Evaluating the economic and environmental impacts of road pavement using an integrated local sensitivity model

Evaluating the economic and environmental impacts of road pavement using an integrated local sensitivity model

Globally, road pavement networks generate significant economic investment and environmental impact during the construction, maintenance, and operation of road infrastructure.

It is a sustainability requirement to reduce pavement life cycle costs and environmental impact for achieving cost efficiency and carbon neutrality in the near future. The Federal Highway Administration (FHWA) of the United States emphasised the urgency of road sustainability (FHWA, 2014), and called for optimising pavements systems for reducing both the long-term costs and environmental impacts at the same time.

However, this is far from a simple task because the current methods for assessing the life cycle economic and environmental impacts of pavements are completely independent.
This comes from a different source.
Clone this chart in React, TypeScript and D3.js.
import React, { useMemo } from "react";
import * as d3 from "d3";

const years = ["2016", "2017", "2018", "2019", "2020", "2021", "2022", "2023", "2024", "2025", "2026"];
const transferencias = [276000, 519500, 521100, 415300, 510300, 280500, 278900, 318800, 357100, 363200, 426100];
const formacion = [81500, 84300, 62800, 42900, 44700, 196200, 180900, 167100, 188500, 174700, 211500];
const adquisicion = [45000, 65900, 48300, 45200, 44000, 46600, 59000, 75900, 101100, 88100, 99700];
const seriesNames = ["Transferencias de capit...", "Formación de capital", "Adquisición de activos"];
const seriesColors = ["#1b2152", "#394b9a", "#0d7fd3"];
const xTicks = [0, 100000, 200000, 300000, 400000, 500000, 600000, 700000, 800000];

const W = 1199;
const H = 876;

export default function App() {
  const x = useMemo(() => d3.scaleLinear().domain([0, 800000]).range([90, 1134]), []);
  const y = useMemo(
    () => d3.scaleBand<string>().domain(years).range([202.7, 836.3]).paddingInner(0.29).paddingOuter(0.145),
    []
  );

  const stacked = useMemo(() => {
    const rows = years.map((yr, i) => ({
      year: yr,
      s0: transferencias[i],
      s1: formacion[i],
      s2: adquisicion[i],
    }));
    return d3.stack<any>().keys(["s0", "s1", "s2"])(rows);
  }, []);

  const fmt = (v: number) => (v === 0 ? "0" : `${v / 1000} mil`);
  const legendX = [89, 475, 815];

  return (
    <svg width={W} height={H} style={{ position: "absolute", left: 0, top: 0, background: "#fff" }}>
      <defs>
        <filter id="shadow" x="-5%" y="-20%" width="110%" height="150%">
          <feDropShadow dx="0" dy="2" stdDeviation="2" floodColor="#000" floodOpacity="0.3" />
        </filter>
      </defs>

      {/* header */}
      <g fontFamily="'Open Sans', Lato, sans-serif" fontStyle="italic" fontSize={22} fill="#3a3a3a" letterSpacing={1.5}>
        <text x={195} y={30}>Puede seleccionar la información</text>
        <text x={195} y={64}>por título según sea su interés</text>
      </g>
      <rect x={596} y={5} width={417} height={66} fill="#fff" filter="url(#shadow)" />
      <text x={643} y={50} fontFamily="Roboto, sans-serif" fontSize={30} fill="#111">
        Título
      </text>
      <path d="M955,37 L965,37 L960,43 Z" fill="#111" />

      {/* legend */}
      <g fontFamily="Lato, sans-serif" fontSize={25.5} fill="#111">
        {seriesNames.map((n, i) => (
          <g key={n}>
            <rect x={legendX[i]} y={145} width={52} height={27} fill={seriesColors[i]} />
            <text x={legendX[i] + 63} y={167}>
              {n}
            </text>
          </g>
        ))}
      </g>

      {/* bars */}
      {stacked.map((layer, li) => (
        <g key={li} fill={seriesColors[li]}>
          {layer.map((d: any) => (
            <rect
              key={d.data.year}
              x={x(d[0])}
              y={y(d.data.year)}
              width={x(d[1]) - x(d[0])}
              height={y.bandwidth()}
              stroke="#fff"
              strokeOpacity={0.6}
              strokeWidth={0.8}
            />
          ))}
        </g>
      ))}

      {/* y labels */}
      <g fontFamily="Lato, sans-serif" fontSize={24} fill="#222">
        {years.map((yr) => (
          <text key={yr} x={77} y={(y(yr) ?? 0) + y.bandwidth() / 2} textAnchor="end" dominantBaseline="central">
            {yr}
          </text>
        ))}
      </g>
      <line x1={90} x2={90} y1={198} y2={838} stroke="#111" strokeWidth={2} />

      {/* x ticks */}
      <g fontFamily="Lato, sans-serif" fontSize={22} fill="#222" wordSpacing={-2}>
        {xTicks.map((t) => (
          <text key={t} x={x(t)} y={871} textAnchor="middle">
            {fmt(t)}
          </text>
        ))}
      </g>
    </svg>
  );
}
This leads to isolated considerations of economic and environmental impacts and the cost-effective and economically feasible measures for reducing pavement life cycle environmental impacts remain unclear.

Life cycle cost analysis (LCCA) and life cycle assessment (LCA) methods have been widely applied to the assessment of road pavements, however, there is still a need to identify which approaches boost both economic and environmental benefits, simultaneously.
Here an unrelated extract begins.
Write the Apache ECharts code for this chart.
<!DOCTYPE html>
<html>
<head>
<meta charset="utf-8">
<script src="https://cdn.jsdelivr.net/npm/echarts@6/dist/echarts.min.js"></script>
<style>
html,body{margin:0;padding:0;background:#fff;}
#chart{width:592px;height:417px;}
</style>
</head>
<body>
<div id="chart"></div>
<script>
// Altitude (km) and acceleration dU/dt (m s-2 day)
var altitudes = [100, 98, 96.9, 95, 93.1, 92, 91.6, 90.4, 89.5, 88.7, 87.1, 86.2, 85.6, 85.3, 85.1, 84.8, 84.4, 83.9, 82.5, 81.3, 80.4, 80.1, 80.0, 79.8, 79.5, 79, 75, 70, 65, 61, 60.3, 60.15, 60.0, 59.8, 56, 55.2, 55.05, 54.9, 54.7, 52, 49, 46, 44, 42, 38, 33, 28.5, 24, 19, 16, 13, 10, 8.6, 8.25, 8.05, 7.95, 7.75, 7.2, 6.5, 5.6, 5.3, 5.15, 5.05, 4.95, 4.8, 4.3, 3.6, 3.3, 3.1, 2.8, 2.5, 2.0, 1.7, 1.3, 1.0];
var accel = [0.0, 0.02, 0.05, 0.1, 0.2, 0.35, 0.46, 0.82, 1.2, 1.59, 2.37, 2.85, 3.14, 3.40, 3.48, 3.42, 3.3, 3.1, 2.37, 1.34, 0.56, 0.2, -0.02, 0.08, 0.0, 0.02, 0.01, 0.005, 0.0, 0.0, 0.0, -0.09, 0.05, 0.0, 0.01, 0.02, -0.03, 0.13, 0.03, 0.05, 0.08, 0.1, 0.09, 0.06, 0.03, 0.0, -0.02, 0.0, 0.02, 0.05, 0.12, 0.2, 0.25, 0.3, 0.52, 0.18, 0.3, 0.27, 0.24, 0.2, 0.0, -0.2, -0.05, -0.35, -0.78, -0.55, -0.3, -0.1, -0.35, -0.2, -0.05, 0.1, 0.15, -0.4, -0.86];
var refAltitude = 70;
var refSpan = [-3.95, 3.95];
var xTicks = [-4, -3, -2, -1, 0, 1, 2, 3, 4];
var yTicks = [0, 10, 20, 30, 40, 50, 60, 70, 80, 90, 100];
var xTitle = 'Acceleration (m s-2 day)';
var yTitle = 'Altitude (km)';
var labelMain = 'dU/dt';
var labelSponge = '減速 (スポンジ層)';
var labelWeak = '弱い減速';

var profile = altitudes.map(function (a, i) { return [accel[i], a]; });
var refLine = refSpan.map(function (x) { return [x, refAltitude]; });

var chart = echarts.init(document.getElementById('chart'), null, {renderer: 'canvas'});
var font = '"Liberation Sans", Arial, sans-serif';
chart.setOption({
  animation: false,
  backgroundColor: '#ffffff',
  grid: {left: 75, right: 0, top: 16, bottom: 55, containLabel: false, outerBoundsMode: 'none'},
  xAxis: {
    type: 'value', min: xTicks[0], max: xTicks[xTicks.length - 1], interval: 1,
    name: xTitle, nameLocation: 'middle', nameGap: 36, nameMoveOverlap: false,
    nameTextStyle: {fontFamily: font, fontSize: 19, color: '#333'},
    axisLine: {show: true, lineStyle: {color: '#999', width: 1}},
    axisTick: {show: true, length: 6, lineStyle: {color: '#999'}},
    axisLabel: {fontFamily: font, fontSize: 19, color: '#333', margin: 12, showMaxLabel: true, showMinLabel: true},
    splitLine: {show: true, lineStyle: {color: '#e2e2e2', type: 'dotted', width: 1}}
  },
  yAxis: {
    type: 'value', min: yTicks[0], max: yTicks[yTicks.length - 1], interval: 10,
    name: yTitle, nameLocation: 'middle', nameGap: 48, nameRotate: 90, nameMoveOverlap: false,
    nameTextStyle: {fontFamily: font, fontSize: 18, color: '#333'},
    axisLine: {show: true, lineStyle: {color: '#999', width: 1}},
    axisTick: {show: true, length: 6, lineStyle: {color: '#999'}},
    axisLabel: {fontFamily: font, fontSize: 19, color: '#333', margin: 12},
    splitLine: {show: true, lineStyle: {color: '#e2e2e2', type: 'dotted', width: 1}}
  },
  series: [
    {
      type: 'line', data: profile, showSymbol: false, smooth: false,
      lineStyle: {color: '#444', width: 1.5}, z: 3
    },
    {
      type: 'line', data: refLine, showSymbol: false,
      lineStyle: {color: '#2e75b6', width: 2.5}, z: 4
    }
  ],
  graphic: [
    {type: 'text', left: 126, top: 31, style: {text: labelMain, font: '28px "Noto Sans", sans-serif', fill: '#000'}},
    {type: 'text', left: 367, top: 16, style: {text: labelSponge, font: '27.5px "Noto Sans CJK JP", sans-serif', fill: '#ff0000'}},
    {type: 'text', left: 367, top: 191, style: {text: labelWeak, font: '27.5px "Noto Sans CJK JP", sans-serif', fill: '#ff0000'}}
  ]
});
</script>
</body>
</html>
This study develops an integrated LCCA-LCA method, which identifies and merges common inputs from LCCA and LCA models. A local sensitivity analysis is conducted to identify the most influential inputs in the integrated LCCA-LCA model, and to identify more effective measures to reduce both the costs and environmental impacts of pavements.

The results show that only 10 inputs, of the 568 studied, affect both the LCCA and LCA results significantly. Important inputs leading to reduced environmental pollution with less life cycle cost include: traffic volume, road surface area, heavy-duty vehicle ratio, traffic speed, and other design parameters (standard normal deviates, combined standard error, asphalt layer thickness, base layer thickness, layer structural coefficients, and drainage coefficients).